Write out all of the lines below, exactly and completely.

__Provided material__.
= = = = =

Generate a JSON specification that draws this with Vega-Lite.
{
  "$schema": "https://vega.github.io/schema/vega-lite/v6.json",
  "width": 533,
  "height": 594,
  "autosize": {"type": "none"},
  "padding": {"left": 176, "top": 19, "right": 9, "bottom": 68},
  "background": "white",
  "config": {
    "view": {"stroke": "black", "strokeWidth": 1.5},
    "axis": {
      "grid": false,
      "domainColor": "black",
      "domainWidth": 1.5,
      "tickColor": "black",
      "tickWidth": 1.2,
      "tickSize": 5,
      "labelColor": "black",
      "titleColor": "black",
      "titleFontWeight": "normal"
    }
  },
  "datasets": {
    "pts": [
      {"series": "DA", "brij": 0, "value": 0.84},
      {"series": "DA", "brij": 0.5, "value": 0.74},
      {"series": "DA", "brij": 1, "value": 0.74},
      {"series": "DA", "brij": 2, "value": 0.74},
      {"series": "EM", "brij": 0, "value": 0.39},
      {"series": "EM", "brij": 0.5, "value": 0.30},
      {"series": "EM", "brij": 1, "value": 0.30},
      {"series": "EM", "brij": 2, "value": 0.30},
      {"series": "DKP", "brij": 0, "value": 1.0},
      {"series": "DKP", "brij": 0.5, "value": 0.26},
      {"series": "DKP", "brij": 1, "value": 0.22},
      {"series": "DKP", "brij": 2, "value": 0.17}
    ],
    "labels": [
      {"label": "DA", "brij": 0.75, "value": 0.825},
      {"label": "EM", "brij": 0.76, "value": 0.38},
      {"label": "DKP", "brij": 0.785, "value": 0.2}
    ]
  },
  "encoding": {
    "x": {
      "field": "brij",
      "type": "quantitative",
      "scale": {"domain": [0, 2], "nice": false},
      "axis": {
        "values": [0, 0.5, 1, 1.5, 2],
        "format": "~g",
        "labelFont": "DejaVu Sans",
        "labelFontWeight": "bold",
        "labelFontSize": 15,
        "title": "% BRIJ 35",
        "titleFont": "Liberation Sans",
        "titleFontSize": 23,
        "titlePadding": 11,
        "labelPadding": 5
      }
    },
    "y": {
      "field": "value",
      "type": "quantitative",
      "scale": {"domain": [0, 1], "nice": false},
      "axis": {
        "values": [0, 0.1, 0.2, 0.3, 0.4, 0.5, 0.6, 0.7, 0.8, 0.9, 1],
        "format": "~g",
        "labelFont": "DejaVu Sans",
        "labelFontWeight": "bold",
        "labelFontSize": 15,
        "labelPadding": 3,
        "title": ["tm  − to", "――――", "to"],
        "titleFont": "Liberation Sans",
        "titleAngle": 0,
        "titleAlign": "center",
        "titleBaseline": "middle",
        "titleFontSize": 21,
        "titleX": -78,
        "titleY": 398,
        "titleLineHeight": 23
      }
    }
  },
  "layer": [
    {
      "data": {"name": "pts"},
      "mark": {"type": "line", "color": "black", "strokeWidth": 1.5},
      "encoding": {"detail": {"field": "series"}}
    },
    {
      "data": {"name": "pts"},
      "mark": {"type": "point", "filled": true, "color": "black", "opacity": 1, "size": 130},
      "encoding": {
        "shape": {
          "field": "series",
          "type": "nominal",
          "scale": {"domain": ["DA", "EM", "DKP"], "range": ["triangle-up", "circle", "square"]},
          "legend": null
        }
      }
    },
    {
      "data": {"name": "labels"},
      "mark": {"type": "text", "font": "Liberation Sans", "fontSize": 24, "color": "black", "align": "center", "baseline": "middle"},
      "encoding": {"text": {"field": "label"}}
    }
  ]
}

= = = = =

__Full response__.
Generate a JSON specification that draws this with Vega-Lite.
{
  "$schema": "https://vega.github.io/schema/vega-lite/v6.json",
  "width": 533,
  "height": 594,
  "autosize": {"type": "none"},
  "padding": {"left": 176, "top": 19, "right": 9, "bottom": 68},
  "background": "white",
  "config": {
    "view": {"stroke": "black", "strokeWidth": 1.5},
    "axis": {
      "grid": false,
      "domainColor": "black",
      "domainWidth": 1.5,
      "tickColor": "black",
      "tickWidth": 1.2,
      "tickSize": 5,
      "labelColor": "black",
      "titleColor": "black",
      "titleFontWeight": "normal"
    }
  },
  "datasets": {
    "pts": [
      {"series": "DA", "brij": 0, "value": 0.84},
      {"series": "DA", "brij": 0.5, "value": 0.74},
      {"series": "DA", "brij": 1, "value": 0.74},
      {"series": "DA", "brij": 2, "value": 0.74},
      {"series": "EM", "brij": 0, "value": 0.39},
      {"series": "EM", "brij": 0.5, "value": 0.30},
      {"series": "EM", "brij": 1, "value": 0.30},
      {"series": "EM", "brij": 2, "value": 0.30},
      {"series": "DKP", "brij": 0, "value": 1.0},
      {"series": "DKP", "brij": 0.5, "value": 0.26},
      {"series": "DKP", "brij": 1, "value": 0.22},
      {"series": "DKP", "brij": 2, "value": 0.17}
    ],
    "labels": [
      {"label": "DA", "brij": 0.75, "value": 0.825},
      {"label": "EM", "brij": 0.76, "value": 0.38},
      {"label": "DKP", "brij": 0.785, "value": 0.2}
    ]
  },
  "encoding": {
    "x": {
      "field": "brij",
      "type": "quantitative",
      "scale": {"domain": [0, 2], "nice": false},
      "axis": {
        "values": [0, 0.5, 1, 1.5, 2],
        "format": "~g",
        "labelFont": "DejaVu Sans",
        "labelFontWeight": "bold",
        "labelFontSize": 15,
        "title": "% BRIJ 35",
        "titleFont": "Liberation Sans",
        "titleFontSize": 23,
        "titlePadding": 11,
        "labelPadding": 5
      }
    },
    "y": {
      "field": "value",
      "type": "quantitative",
      "scale": {"domain": [0, 1], "nice": false},
      "axis": {
        "values": [0, 0.1, 0.2, 0.3, 0.4, 0.5, 0.6, 0.7, 0.8, 0.9, 1],
        "format": "~g",
        "labelFont": "DejaVu Sans",
        "labelFontWeight": "bold",
        "labelFontSize": 15,
        "labelPadding": 3,
        "title": ["tm  − to", "――――", "to"],
        "titleFont": "Liberation Sans",
        "titleAngle": 0,
        "titleAlign": "center",
        "titleBaseline": "middle",
        "titleFontSize": 21,
        "titleX": -78,
        "titleY": 398,
        "titleLineHeight": 23
      }
    }
  },
  "layer": [
    {
      "data": {"name": "pts"},
      "mark": {"type": "line", "color": "black", "strokeWidth": 1.5},
      "encoding": {"detail": {"field": "series"}}
    },
    {
      "data": {"name": "pts"},
      "mark": {"type": "point", "filled": true, "color": "black", "opacity": 1, "size": 130},
      "encoding": {
        "shape": {
          "field": "series",
          "type": "nominal",
          "scale": {"domain": ["DA", "EM", "DKP"], "range": ["triangle-up", "circle", "square"]},
          "legend": null
        }
      }
    },
    {
      "data": {"name": "labels"},
      "mark": {"type": "text", "font": "Liberation Sans", "fontSize": 24, "color": "black", "align": "center", "baseline": "middle"},
      "encoding": {"text": {"field": "label"}}
    }
  ]
}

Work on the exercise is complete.